--- Source data ---
>>
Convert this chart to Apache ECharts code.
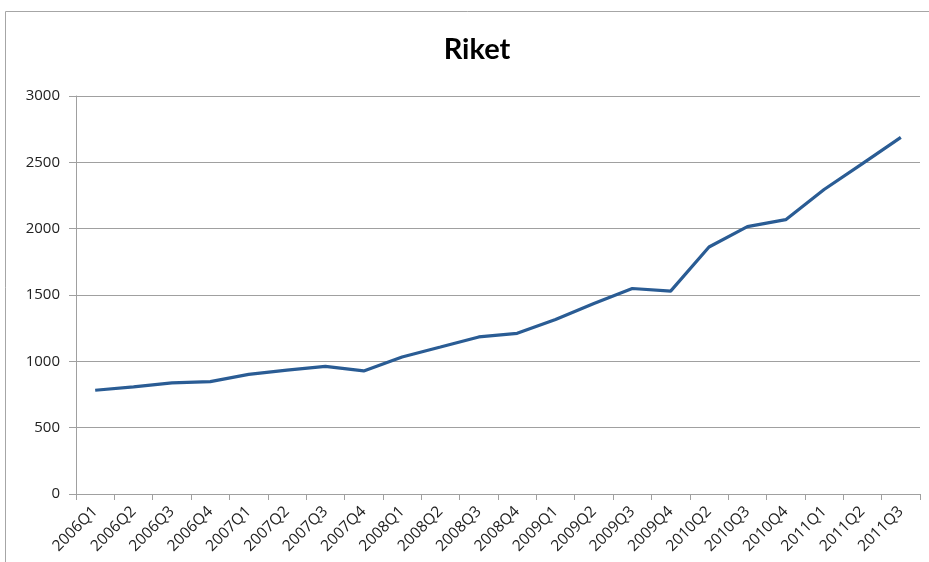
<!DOCTYPE html>
<html><head><meta charset="utf-8">
<script src="https://cdn.jsdelivr.net/npm/echarts@6/dist/echarts.min.js"></script>
<style>html,body{margin:0;padding:0;background:#fff}#c{width:929px;height:562px}</style>
</head><body><div id="c"></div>
<script>
const categories = ['2006Q1','2006Q2','2006Q3','2006Q4','2007Q1','2007Q2','2007Q3','2007Q4','2008Q1','2008Q2','2008Q3','2008Q4','2009Q1','2009Q2','2009Q3','2009Q4','2010Q2','2010Q3','2010Q4','2011Q1','2011Q2','2011Q3'];
const values = [782, 808, 838, 847, 902, 934, 962, 928, 1033, 1108, 1184, 1211, 1316, 1436, 1549, 1529, 1862, 2015, 2068, 2295, 2490, 2688];
const yTicks = [0, 500, 1000, 1500, 2000, 2500, 3000];
const titleText = 'Riket';

const chart = echarts.init(document.getElementById('c'), null, {renderer:'canvas'});
chart.setOption({
  animation:false,
  backgroundColor:'#fff',
  title:{text:titleText,left:472,top:30,textAlign:'center',
    textStyle:{fontFamily:'Lato',fontWeight:'bold',fontSize:29,color:'#000'}},
  graphic:[{type:'rect',shape:{x:5.5,y:11.5,width:1000,height:1000},
    style:{fill:'none',stroke:'#a6a6a6',lineWidth:1},silent:true}],
  grid:{left:76,right:9,top:96,bottom:68,containLabel:false},
  xAxis:{type:'category',data:categories,boundaryGap:true,
    axisLine:{lineStyle:{color:'#a0a0a0',width:1}},
    axisTick:{show:true,length:6,alignWithLabel:false,lineStyle:{color:'#a0a0a0'}},
    axisLabel:{rotate:45,interval:0,margin:15,fontFamily:'Open Sans',fontSize:15.5,color:'#222'}},
  yAxis:{type:'value',min:yTicks[0],max:yTicks[yTicks.length-1],interval:500,
    axisLine:{show:true,lineStyle:{color:'#a0a0a0',width:1}},
    axisTick:{show:true,length:7,lineStyle:{color:'#a0a0a0'}},
    axisLabel:{margin:16,fontFamily:'Open Sans',fontSize:15,color:'#222',formatter:function(v){return String(v);}},
    splitLine:{lineStyle:{color:'#a0a0a0',width:1}}},
  series:[{type:'line',data:values,symbol:'none',
    lineStyle:{color:'#2a5c94',width:3.2}}]
});
</script></body></html>
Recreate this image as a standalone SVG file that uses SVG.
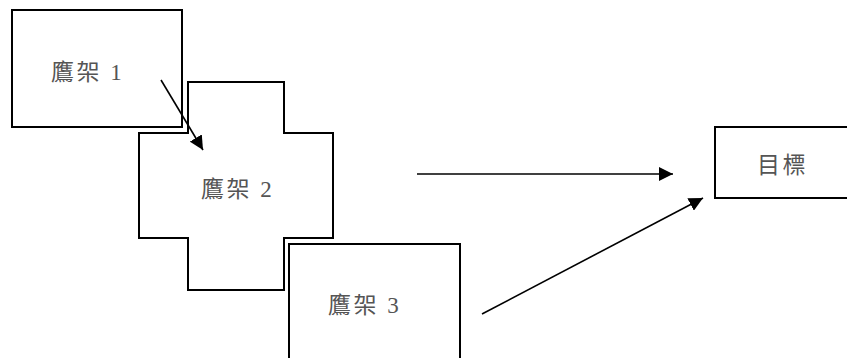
<svg xmlns="http://www.w3.org/2000/svg" width="847" height="358" viewBox="0 0 847 358">
<style>
.n{fill:#fff;stroke:#000;stroke-width:2}
.t{font-family:"Liberation Serif","Noto Sans CJK TC",serif;font-size:23px;fill:#555;letter-spacing:2.5px}
.c{stroke:#000;stroke-width:1.6;fill:none}
</style>
<defs>
<marker id="b" viewBox="0 0 10 10" refX="10" refY="5" markerWidth="14" markerHeight="14" markerUnits="userSpaceOnUse" orient="auto">
<path d="M0,0 L10,5 L0,10 z" fill="#000"/>
</marker>
</defs>
<g id="n1"><rect class="n" x="12" y="10" width="170" height="117"/><text class="t" x="51" y="80">鷹架 1</text></g>
<g id="n2"><path class="n" d="M188,82 H284 V133 H333 V238 H284 V290 H188 V238 H139 V133 H188 Z"/><text class="t" x="201" y="197">鷹架 2</text></g>
<g id="n3"><rect class="n" x="289" y="244" width="171" height="120"/><text class="t" x="328" y="313">鷹架 3</text></g>
<g id="n4"><rect class="n" x="715" y="127" width="135" height="71"/><text class="t" x="757" y="173">目標</text></g>
<g id="edges">
<line class="c" x1="161" y1="80" x2="203" y2="150" marker-end="url(#b)"/>
<line class="c" x1="417" y1="174" x2="673" y2="174" marker-end="url(#b)"/>
<line class="c" x1="482" y1="314" x2="703" y2="198" marker-end="url(#b)"/>
</g>
</svg>
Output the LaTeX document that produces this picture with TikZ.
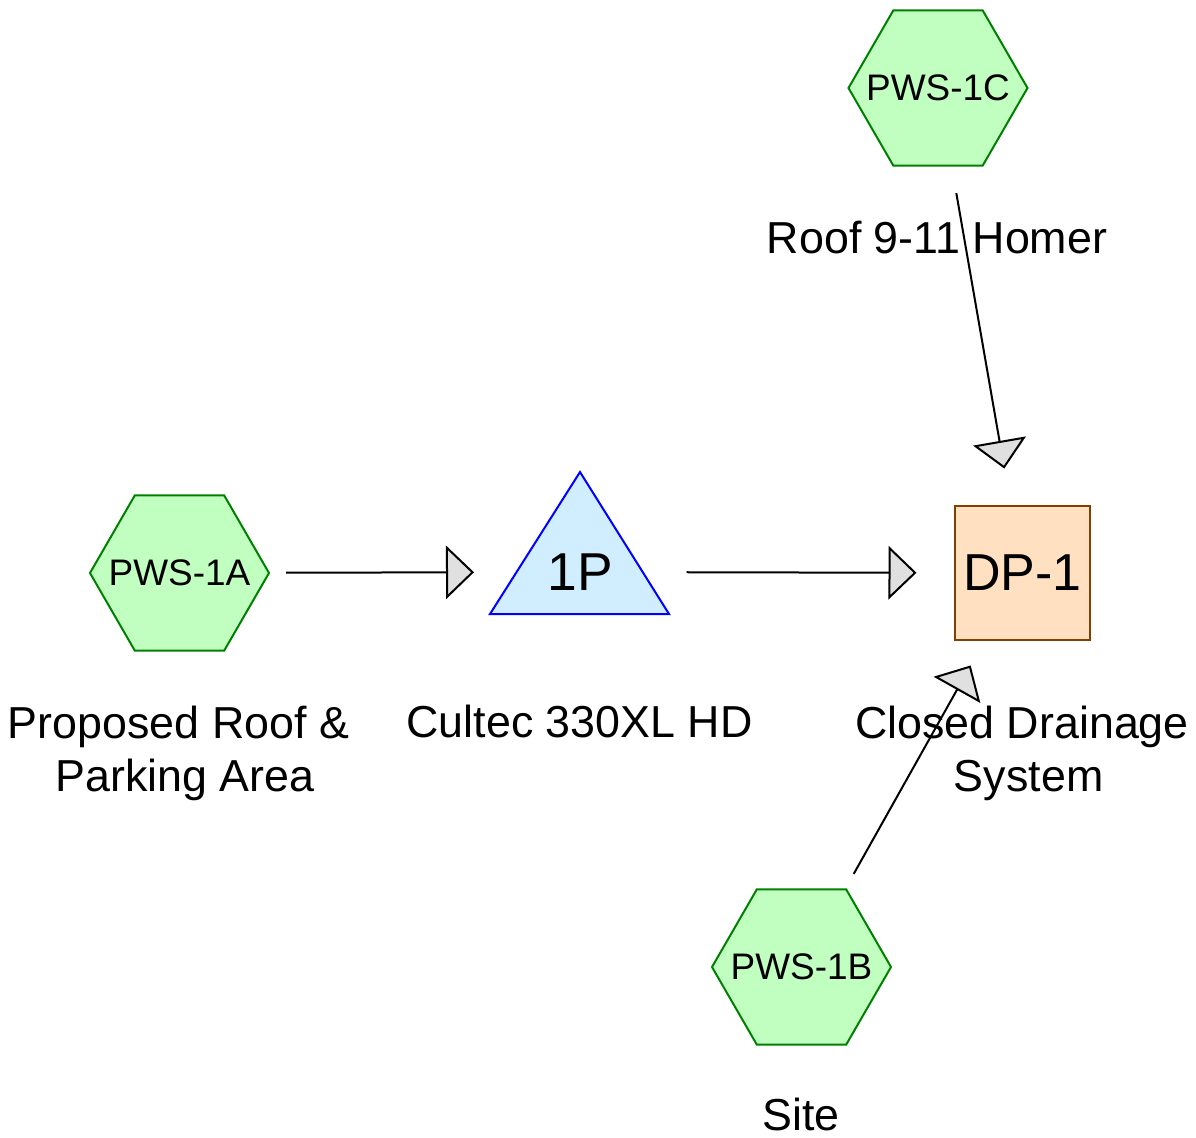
\documentclass[tikz,border=0pt]{standalone}
\usepackage{fontspec}
\setmainfont{Liberation Sans}
\usetikzlibrary{shapes.geometric,arrows.meta}
\definecolor{hexfill}{RGB}{192,255,192}
\definecolor{hexdraw}{RGB}{0,128,0}
\definecolor{pondfill}{RGB}{208,238,255}
\definecolor{ponddraw}{RGB}{0,0,255}
\definecolor{dpfill}{RGB}{255,224,192}
\definecolor{dpdraw}{RGB}{128,64,0}
\definecolor{tipfill}{RGB}{224,224,224}
\tikzset{
  hexnode/.style={regular polygon, regular polygon sides=6, minimum size=134.25pt, inner sep=0pt,
    outer sep=0pt, fill=hexfill, draw=hexdraw, line width=1.5pt,
    label={[font=\fontsize{27.7}{32}\selectfont, inner sep=0pt]center:#1}},
  dpnode/.style={rectangle, minimum width=101.25pt, minimum height=100.5pt, inner sep=0pt,
    fill=dpfill, draw=dpdraw, line width=1.5pt, font=\fontsize{39}{46}\selectfont},
  pondtext/.style={inner sep=0pt, font=\fontsize{40}{46}\selectfont},
  lbl/.style={inner sep=0pt, align=center, font=\fontsize{33.6}{39.75}\selectfont},
  flow/.style={line width=1.5pt, shorten <=80pt, shorten >=79.5pt,
    -{Triangle[length=21pt, width=40pt, fill=tipfill, line width=1.5pt]}}
}
\begin{document}
\begin{tikzpicture}[x=0.75pt, y=-0.75pt]
\useasboundingbox (0,0) rectangle (1196,1138);
% nodes
\node[hexnode=PWS-1A] (a) at (179.5,573) {};
\node[hexnode=PWS-1B] (b) at (801.5,967) {};
\node[hexnode=PWS-1C] (c) at (938,88) {};
\draw[fill=pondfill, draw=ponddraw, line width=1.5pt] (490,614) -- (580,472) -- (669,614) -- cycle;
\node[pondtext] (p) at (580,572) {1P};
\node[dpnode] (dp) at (1022.5,573) {DP-1};
% labels
\node[lbl] (la) at (178.5,753) {Proposed Roof \&\\\hspace*{10pt}Parking Area};
\node[lbl] (lp) at (579.5,721) {Cultec 330XL HD};
\node[lbl] (ldp) at (1022,753) {Closed Drainage\\\hspace*{10pt}System};
\node[lbl] (lb) at (801,1114) {Site};
\node[lbl] (lc) at (937,238) {Roof 9-11 Homer};
% connectors
\draw[flow] (a.center) -- (p.center);
\draw[flow] (p.center) -- (dp.center);
\draw[flow] (c.center) -- (dp.center);
\draw[flow] (b.center) -- (dp.center);
\end{tikzpicture}
\end{document}
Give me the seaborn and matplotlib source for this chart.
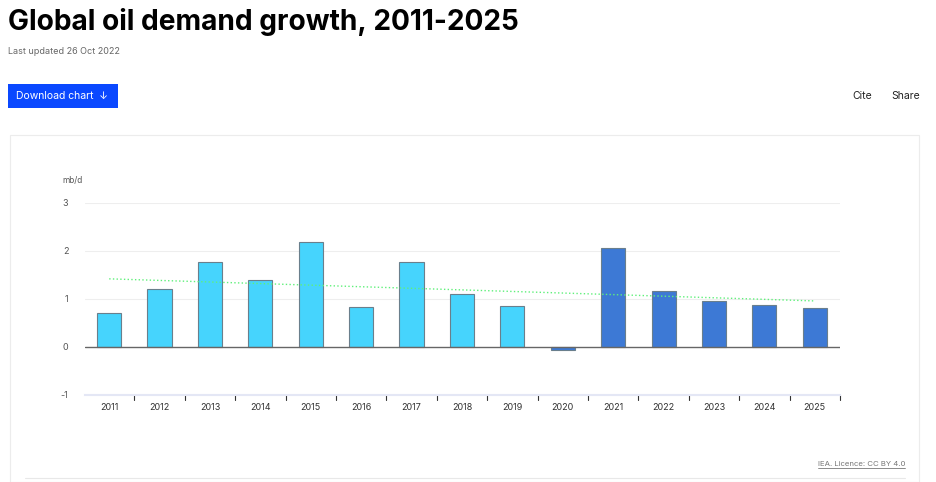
<<
--- Task goal ---
Return each line of the data, keeping its wording exact and omitting pictures.

--- Answer to the task ---
Convert this chart to Apache ECharts code.
<!DOCTYPE html>
<html><head><meta charset="utf-8">
<script src="https://cdn.jsdelivr.net/npm/echarts@6/dist/echarts.min.js"></script>
<style>html,body{margin:0;padding:0;background:#fff}#c{width:929px;height:562px}</style>
</head><body><div id="c"></div>
<script>
const categories = ['2006Q1','2006Q2','2006Q3','2006Q4','2007Q1','2007Q2','2007Q3','2007Q4','2008Q1','2008Q2','2008Q3','2008Q4','2009Q1','2009Q2','2009Q3','2009Q4','2010Q2','2010Q3','2010Q4','2011Q1','2011Q2','2011Q3'];
const values = [782, 808, 838, 847, 902, 934, 962, 928, 1033, 1108, 1184, 1211, 1316, 1436, 1549, 1529, 1862, 2015, 2068, 2295, 2490, 2688];
const yTicks = [0, 500, 1000, 1500, 2000, 2500, 3000];
const titleText = 'Riket';

const chart = echarts.init(document.getElementById('c'), null, {renderer:'canvas'});
chart.setOption({
  animation:false,
  backgroundColor:'#fff',
  title:{text:titleText,left:472,top:30,textAlign:'center',
    textStyle:{fontFamily:'Lato',fontWeight:'bold',fontSize:29,color:'#000'}},
  graphic:[{type:'rect',shape:{x:5.5,y:11.5,width:1000,height:1000},
    style:{fill:'none',stroke:'#a6a6a6',lineWidth:1},silent:true}],
  grid:{left:76,right:9,top:96,bottom:68,containLabel:false},
  xAxis:{type:'category',data:categories,boundaryGap:true,
    axisLine:{lineStyle:{color:'#a0a0a0',width:1}},
    axisTick:{show:true,length:6,alignWithLabel:false,lineStyle:{color:'#a0a0a0'}},
    axisLabel:{rotate:45,interval:0,margin:15,fontFamily:'Open Sans',fontSize:15.5,color:'#222'}},
  yAxis:{type:'value',min:yTicks[0],max:yTicks[yTicks.length-1],interval:500,
    axisLine:{show:true,lineStyle:{color:'#a0a0a0',width:1}},
    axisTick:{show:true,length:7,lineStyle:{color:'#a0a0a0'}},
    axisLabel:{margin:16,fontFamily:'Open Sans',fontSize:15,color:'#222',formatter:function(v){return String(v);}},
    splitLine:{lineStyle:{color:'#a0a0a0',width:1}}},
  series:[{type:'line',data:values,symbol:'none',
    lineStyle:{color:'#2a5c94',width:3.2}}]
});
</script></body></html>
Recreate this image as a standalone SVG file that uses SVG.
<svg xmlns="http://www.w3.org/2000/svg" width="847" height="358" viewBox="0 0 847 358">
<style>
.n{fill:#fff;stroke:#000;stroke-width:2}
.t{font-family:"Liberation Serif","Noto Sans CJK TC",serif;font-size:23px;fill:#555;letter-spacing:2.5px}
.c{stroke:#000;stroke-width:1.6;fill:none}
</style>
<defs>
<marker id="b" viewBox="0 0 10 10" refX="10" refY="5" markerWidth="14" markerHeight="14" markerUnits="userSpaceOnUse" orient="auto">
<path d="M0,0 L10,5 L0,10 z" fill="#000"/>
</marker>
</defs>
<g id="n1"><rect class="n" x="12" y="10" width="170" height="117"/><text class="t" x="51" y="80">鷹架 1</text></g>
<g id="n2"><path class="n" d="M188,82 H284 V133 H333 V238 H284 V290 H188 V238 H139 V133 H188 Z"/><text class="t" x="201" y="197">鷹架 2</text></g>
<g id="n3"><rect class="n" x="289" y="244" width="171" height="120"/><text class="t" x="328" y="313">鷹架 3</text></g>
<g id="n4"><rect class="n" x="715" y="127" width="135" height="71"/><text class="t" x="757" y="173">目標</text></g>
<g id="edges">
<line class="c" x1="161" y1="80" x2="203" y2="150" marker-end="url(#b)"/>
<line class="c" x1="417" y1="174" x2="673" y2="174" marker-end="url(#b)"/>
<line class="c" x1="482" y1="314" x2="703" y2="198" marker-end="url(#b)"/>
</g>
</svg>
Output the LaTeX document that produces this picture with TikZ.
\documentclass[tikz,border=0pt]{standalone}
\usepackage{fontspec}
\setmainfont{Liberation Sans}
\usetikzlibrary{shapes.geometric,arrows.meta}
\definecolor{hexfill}{RGB}{192,255,192}
\definecolor{hexdraw}{RGB}{0,128,0}
\definecolor{pondfill}{RGB}{208,238,255}
\definecolor{ponddraw}{RGB}{0,0,255}
\definecolor{dpfill}{RGB}{255,224,192}
\definecolor{dpdraw}{RGB}{128,64,0}
\definecolor{tipfill}{RGB}{224,224,224}
\tikzset{
  hexnode/.style={regular polygon, regular polygon sides=6, minimum size=134.25pt, inner sep=0pt,
    outer sep=0pt, fill=hexfill, draw=hexdraw, line width=1.5pt,
    label={[font=\fontsize{27.7}{32}\selectfont, inner sep=0pt]center:#1}},
  dpnode/.style={rectangle, minimum width=101.25pt, minimum height=100.5pt, inner sep=0pt,
    fill=dpfill, draw=dpdraw, line width=1.5pt, font=\fontsize{39}{46}\selectfont},
  pondtext/.style={inner sep=0pt, font=\fontsize{40}{46}\selectfont},
  lbl/.style={inner sep=0pt, align=center, font=\fontsize{33.6}{39.75}\selectfont},
  flow/.style={line width=1.5pt, shorten <=80pt, shorten >=79.5pt,
    -{Triangle[length=21pt, width=40pt, fill=tipfill, line width=1.5pt]}}
}
\begin{document}
\begin{tikzpicture}[x=0.75pt, y=-0.75pt]
\useasboundingbox (0,0) rectangle (1196,1138);
% nodes
\node[hexnode=PWS-1A] (a) at (179.5,573) {};
\node[hexnode=PWS-1B] (b) at (801.5,967) {};
\node[hexnode=PWS-1C] (c) at (938,88) {};
\draw[fill=pondfill, draw=ponddraw, line width=1.5pt] (490,614) -- (580,472) -- (669,614) -- cycle;
\node[pondtext] (p) at (580,572) {1P};
\node[dpnode] (dp) at (1022.5,573) {DP-1};
% labels
\node[lbl] (la) at (178.5,753) {Proposed Roof \&\\\hspace*{10pt}Parking Area};
\node[lbl] (lp) at (579.5,721) {Cultec 330XL HD};
\node[lbl] (ldp) at (1022,753) {Closed Drainage\\\hspace*{10pt}System};
\node[lbl] (lb) at (801,1114) {Site};
\node[lbl] (lc) at (937,238) {Roof 9-11 Homer};
% connectors
\draw[flow] (a.center) -- (p.center);
\draw[flow] (p.center) -- (dp.center);
\draw[flow] (c.center) -- (dp.center);
\draw[flow] (b.center) -- (dp.center);
\end{tikzpicture}
\end{document}
Give me the seaborn and matplotlib source for this chart.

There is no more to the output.